• Your task: Copy the entries below exactly. Images do not belong in the copy.

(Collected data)
— BEGIN —

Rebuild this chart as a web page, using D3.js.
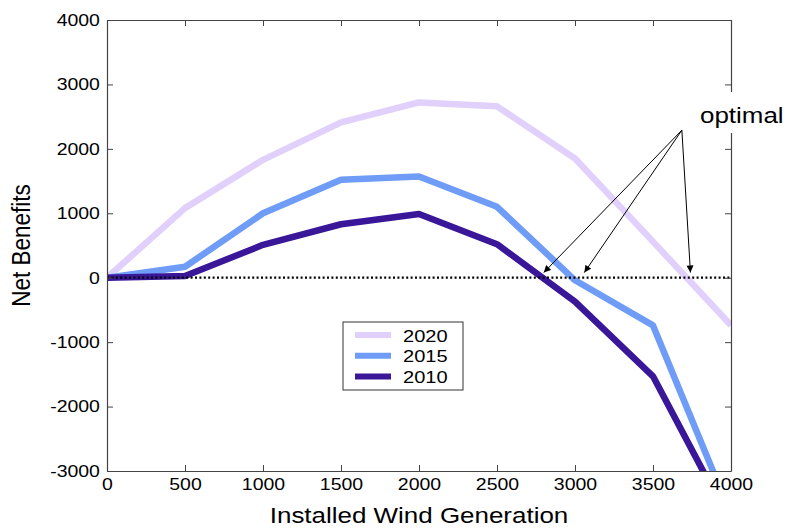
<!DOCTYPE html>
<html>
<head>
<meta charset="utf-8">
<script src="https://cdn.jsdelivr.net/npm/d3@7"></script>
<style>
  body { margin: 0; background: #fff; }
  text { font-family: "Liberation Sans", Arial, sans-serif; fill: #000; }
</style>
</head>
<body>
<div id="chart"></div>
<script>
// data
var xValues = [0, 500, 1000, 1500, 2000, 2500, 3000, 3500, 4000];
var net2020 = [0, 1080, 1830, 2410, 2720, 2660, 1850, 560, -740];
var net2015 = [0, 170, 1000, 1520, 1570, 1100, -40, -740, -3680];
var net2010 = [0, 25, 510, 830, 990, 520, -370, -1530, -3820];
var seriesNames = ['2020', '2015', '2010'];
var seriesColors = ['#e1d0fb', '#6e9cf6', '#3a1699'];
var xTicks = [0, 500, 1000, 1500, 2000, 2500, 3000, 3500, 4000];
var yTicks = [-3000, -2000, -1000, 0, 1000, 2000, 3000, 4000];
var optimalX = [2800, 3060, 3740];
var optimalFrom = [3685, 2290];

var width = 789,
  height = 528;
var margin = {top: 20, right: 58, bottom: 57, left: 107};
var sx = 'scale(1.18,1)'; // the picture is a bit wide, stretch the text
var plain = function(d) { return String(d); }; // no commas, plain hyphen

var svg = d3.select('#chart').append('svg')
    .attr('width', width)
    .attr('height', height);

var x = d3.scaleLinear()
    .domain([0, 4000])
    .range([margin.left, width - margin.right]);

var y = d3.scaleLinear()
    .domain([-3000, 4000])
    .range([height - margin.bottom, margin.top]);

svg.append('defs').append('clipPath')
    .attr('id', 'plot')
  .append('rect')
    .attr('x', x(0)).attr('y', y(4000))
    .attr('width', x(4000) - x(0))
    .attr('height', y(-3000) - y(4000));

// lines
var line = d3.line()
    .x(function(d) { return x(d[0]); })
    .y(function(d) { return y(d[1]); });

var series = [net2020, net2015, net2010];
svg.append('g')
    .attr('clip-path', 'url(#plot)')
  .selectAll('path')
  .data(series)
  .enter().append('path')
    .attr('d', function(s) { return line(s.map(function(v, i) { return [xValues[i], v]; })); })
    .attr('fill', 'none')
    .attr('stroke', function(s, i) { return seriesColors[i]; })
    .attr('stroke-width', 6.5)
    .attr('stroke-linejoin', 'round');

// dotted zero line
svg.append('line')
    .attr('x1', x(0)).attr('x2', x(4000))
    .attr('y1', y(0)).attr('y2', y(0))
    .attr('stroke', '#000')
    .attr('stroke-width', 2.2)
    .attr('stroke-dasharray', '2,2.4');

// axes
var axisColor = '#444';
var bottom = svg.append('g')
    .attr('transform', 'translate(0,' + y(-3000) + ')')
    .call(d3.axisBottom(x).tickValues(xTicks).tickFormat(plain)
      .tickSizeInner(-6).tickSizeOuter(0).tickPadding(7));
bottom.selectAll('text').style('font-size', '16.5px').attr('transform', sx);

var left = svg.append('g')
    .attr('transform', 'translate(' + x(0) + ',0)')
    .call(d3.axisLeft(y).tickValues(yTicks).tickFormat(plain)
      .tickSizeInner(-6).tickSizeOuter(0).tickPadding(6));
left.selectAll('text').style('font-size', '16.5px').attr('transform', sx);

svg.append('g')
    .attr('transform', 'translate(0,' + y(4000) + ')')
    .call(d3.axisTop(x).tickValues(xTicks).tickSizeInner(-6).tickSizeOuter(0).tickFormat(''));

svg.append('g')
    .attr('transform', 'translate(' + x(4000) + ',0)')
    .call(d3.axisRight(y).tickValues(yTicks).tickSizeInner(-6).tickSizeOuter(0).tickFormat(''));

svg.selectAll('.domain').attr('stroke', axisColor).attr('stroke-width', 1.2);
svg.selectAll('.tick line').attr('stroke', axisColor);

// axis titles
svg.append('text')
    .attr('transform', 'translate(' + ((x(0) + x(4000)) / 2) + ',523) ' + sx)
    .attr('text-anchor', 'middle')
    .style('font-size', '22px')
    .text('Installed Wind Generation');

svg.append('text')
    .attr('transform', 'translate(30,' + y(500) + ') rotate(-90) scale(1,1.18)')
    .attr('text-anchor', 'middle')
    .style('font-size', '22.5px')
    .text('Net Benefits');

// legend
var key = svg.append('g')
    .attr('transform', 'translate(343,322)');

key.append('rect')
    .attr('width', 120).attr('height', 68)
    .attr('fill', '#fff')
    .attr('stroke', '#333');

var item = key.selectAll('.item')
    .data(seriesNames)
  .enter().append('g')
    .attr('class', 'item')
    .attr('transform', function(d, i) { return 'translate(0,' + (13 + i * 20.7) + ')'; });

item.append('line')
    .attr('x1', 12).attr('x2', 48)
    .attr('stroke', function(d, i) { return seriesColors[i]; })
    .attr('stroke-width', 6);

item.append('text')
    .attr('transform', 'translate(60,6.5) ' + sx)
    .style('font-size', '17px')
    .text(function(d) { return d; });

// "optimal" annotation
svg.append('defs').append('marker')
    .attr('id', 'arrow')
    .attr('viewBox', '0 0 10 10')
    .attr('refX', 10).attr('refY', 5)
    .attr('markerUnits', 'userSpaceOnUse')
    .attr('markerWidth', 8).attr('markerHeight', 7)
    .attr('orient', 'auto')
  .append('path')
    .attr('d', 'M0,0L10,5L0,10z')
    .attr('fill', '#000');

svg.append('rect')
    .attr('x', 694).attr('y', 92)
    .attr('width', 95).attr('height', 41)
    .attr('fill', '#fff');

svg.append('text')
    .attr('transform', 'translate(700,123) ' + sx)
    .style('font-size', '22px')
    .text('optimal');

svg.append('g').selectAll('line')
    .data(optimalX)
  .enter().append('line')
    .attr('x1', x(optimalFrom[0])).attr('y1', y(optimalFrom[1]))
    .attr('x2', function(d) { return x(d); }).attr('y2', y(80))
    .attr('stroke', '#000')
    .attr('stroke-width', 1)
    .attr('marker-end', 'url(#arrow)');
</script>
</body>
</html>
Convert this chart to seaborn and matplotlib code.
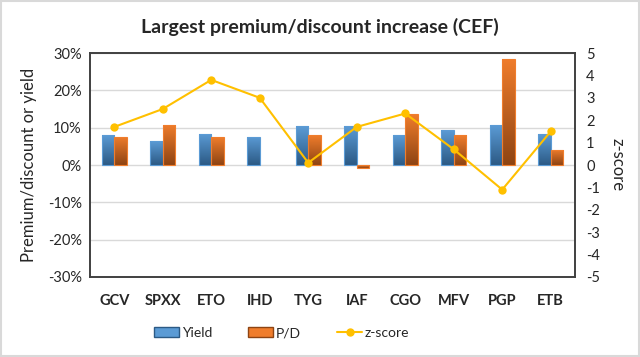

— END —

• Right answer:
Rebuild this chart as a web page, using D3.js.
<!DOCTYPE html>
<html>
<head>
<meta charset="utf-8">
<script src="https://cdn.jsdelivr.net/npm/d3@7"></script>
<style>
  body { margin: 0; background: #fff; }
  text { font-family: "Liberation Sans", Arial, sans-serif; fill: #000; }
</style>
</head>
<body>
<div id="chart"></div>
<script>
// data
var xValues = [0, 500, 1000, 1500, 2000, 2500, 3000, 3500, 4000];
var net2020 = [0, 1080, 1830, 2410, 2720, 2660, 1850, 560, -740];
var net2015 = [0, 170, 1000, 1520, 1570, 1100, -40, -740, -3680];
var net2010 = [0, 25, 510, 830, 990, 520, -370, -1530, -3820];
var seriesNames = ['2020', '2015', '2010'];
var seriesColors = ['#e1d0fb', '#6e9cf6', '#3a1699'];
var xTicks = [0, 500, 1000, 1500, 2000, 2500, 3000, 3500, 4000];
var yTicks = [-3000, -2000, -1000, 0, 1000, 2000, 3000, 4000];
var optimalX = [2800, 3060, 3740];
var optimalFrom = [3685, 2290];

var width = 789,
  height = 528;
var margin = {top: 20, right: 58, bottom: 57, left: 107};
var sx = 'scale(1.18,1)'; // the picture is a bit wide, stretch the text
var plain = function(d) { return String(d); }; // no commas, plain hyphen

var svg = d3.select('#chart').append('svg')
    .attr('width', width)
    .attr('height', height);

var x = d3.scaleLinear()
    .domain([0, 4000])
    .range([margin.left, width - margin.right]);

var y = d3.scaleLinear()
    .domain([-3000, 4000])
    .range([height - margin.bottom, margin.top]);

svg.append('defs').append('clipPath')
    .attr('id', 'plot')
  .append('rect')
    .attr('x', x(0)).attr('y', y(4000))
    .attr('width', x(4000) - x(0))
    .attr('height', y(-3000) - y(4000));

// lines
var line = d3.line()
    .x(function(d) { return x(d[0]); })
    .y(function(d) { return y(d[1]); });

var series = [net2020, net2015, net2010];
svg.append('g')
    .attr('clip-path', 'url(#plot)')
  .selectAll('path')
  .data(series)
  .enter().append('path')
    .attr('d', function(s) { return line(s.map(function(v, i) { return [xValues[i], v]; })); })
    .attr('fill', 'none')
    .attr('stroke', function(s, i) { return seriesColors[i]; })
    .attr('stroke-width', 6.5)
    .attr('stroke-linejoin', 'round');

// dotted zero line
svg.append('line')
    .attr('x1', x(0)).attr('x2', x(4000))
    .attr('y1', y(0)).attr('y2', y(0))
    .attr('stroke', '#000')
    .attr('stroke-width', 2.2)
    .attr('stroke-dasharray', '2,2.4');

// axes
var axisColor = '#444';
var bottom = svg.append('g')
    .attr('transform', 'translate(0,' + y(-3000) + ')')
    .call(d3.axisBottom(x).tickValues(xTicks).tickFormat(plain)
      .tickSizeInner(-6).tickSizeOuter(0).tickPadding(7));
bottom.selectAll('text').style('font-size', '16.5px').attr('transform', sx);

var left = svg.append('g')
    .attr('transform', 'translate(' + x(0) + ',0)')
    .call(d3.axisLeft(y).tickValues(yTicks).tickFormat(plain)
      .tickSizeInner(-6).tickSizeOuter(0).tickPadding(6));
left.selectAll('text').style('font-size', '16.5px').attr('transform', sx);

svg.append('g')
    .attr('transform', 'translate(0,' + y(4000) + ')')
    .call(d3.axisTop(x).tickValues(xTicks).tickSizeInner(-6).tickSizeOuter(0).tickFormat(''));

svg.append('g')
    .attr('transform', 'translate(' + x(4000) + ',0)')
    .call(d3.axisRight(y).tickValues(yTicks).tickSizeInner(-6).tickSizeOuter(0).tickFormat(''));

svg.selectAll('.domain').attr('stroke', axisColor).attr('stroke-width', 1.2);
svg.selectAll('.tick line').attr('stroke', axisColor);

// axis titles
svg.append('text')
    .attr('transform', 'translate(' + ((x(0) + x(4000)) / 2) + ',523) ' + sx)
    .attr('text-anchor', 'middle')
    .style('font-size', '22px')
    .text('Installed Wind Generation');

svg.append('text')
    .attr('transform', 'translate(30,' + y(500) + ') rotate(-90) scale(1,1.18)')
    .attr('text-anchor', 'middle')
    .style('font-size', '22.5px')
    .text('Net Benefits');

// legend
var key = svg.append('g')
    .attr('transform', 'translate(343,322)');

key.append('rect')
    .attr('width', 120).attr('height', 68)
    .attr('fill', '#fff')
    .attr('stroke', '#333');

var item = key.selectAll('.item')
    .data(seriesNames)
  .enter().append('g')
    .attr('class', 'item')
    .attr('transform', function(d, i) { return 'translate(0,' + (13 + i * 20.7) + ')'; });

item.append('line')
    .attr('x1', 12).attr('x2', 48)
    .attr('stroke', function(d, i) { return seriesColors[i]; })
    .attr('stroke-width', 6);

item.append('text')
    .attr('transform', 'translate(60,6.5) ' + sx)
    .style('font-size', '17px')
    .text(function(d) { return d; });

// "optimal" annotation
svg.append('defs').append('marker')
    .attr('id', 'arrow')
    .attr('viewBox', '0 0 10 10')
    .attr('refX', 10).attr('refY', 5)
    .attr('markerUnits', 'userSpaceOnUse')
    .attr('markerWidth', 8).attr('markerHeight', 7)
    .attr('orient', 'auto')
  .append('path')
    .attr('d', 'M0,0L10,5L0,10z')
    .attr('fill', '#000');

svg.append('rect')
    .attr('x', 694).attr('y', 92)
    .attr('width', 95).attr('height', 41)
    .attr('fill', '#fff');

svg.append('text')
    .attr('transform', 'translate(700,123) ' + sx)
    .style('font-size', '22px')
    .text('optimal');

svg.append('g').selectAll('line')
    .data(optimalX)
  .enter().append('line')
    .attr('x1', x(optimalFrom[0])).attr('y1', y(optimalFrom[1]))
    .attr('x2', function(d) { return x(d); }).attr('y2', y(80))
    .attr('stroke', '#000')
    .attr('stroke-width', 1)
    .attr('marker-end', 'url(#arrow)');
</script>
</body>
</html>
Convert this chart to seaborn and matplotlib code.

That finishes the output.